Evet ,12 Eylül 1980’den sonra toplum baskıdan, işkenceden, idamlardan, gözaltında kayıplardan korktu. Korktu ve geriledi. Ekonomik koşulların ve yoz kültürün etkisiyle sadece gerilemedi bozuldu, bencilleşti.
Evet ,12 Eylül 1980’den sonra toplum baskıdan, işkenceden, idamlardan, gözaltında kayıplardan korktu. Korktu ve geriledi. Ekonomik koşulların ve yoz kültürün etkisiyle sadece gerilemedi bozuldu, bencilleşti.
Sonra inanç istismarı ve ötekileştirme, toplumun birlik ve dayanışma ruhunu fena hırpaladı. Birinin gittiği camiye bile diğeri gitmedi, gitmiyor.
İktidar yalakalığı, güce tapınma gırla gidiyor.
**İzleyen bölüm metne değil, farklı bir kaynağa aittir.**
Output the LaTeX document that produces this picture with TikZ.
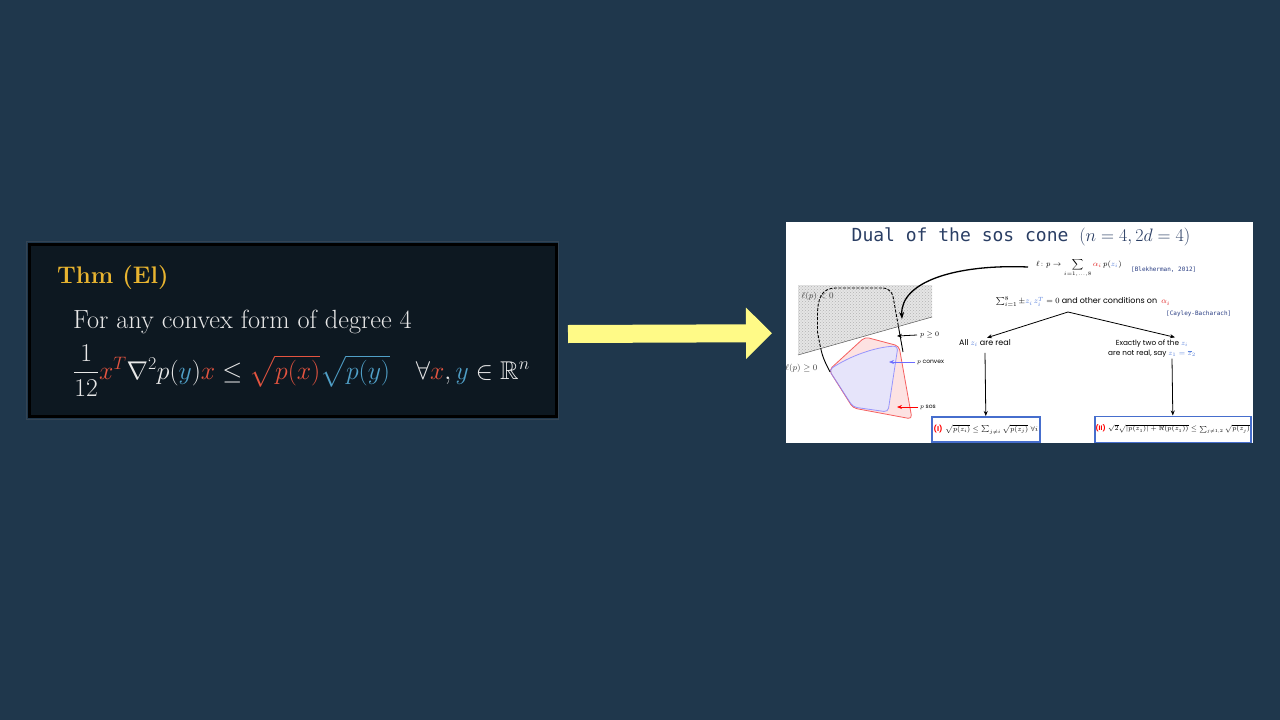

Ama deniz bitiyor. Su ve gıda sorunu, iç gerilim ve dışardan gelecek olası saldırılar. Sosyal ve kültürel çöküş. Sağlığın ve eğitimin durumu. Fillerin tepişiyor olması ve bizim yoğun ezilme riski altında oluşumuz, bize tek çözüm yolu bırakıyor. Kendimize gelmek, içte ve dışta birleşebilecek bütün güçlerle birleşmek ve kendi yarınlarımızı yeniden ve daha güçlü, daha özgür ve demokratik hale getirmemiz gerek. İktidar ya da muhalefet fark etmez. Atık siyasetçi yalandan beslenmeye son vermeli. Olabildiğince şeffaf olmalı. Okurlarımı bilemem ama tolum olarak bunu ısrarla talep etmeliyiz, yalanlarla kaybedecek zamanımız yoktur. Liyakatsız kişiler yerini liyakatlılara bırakmalı.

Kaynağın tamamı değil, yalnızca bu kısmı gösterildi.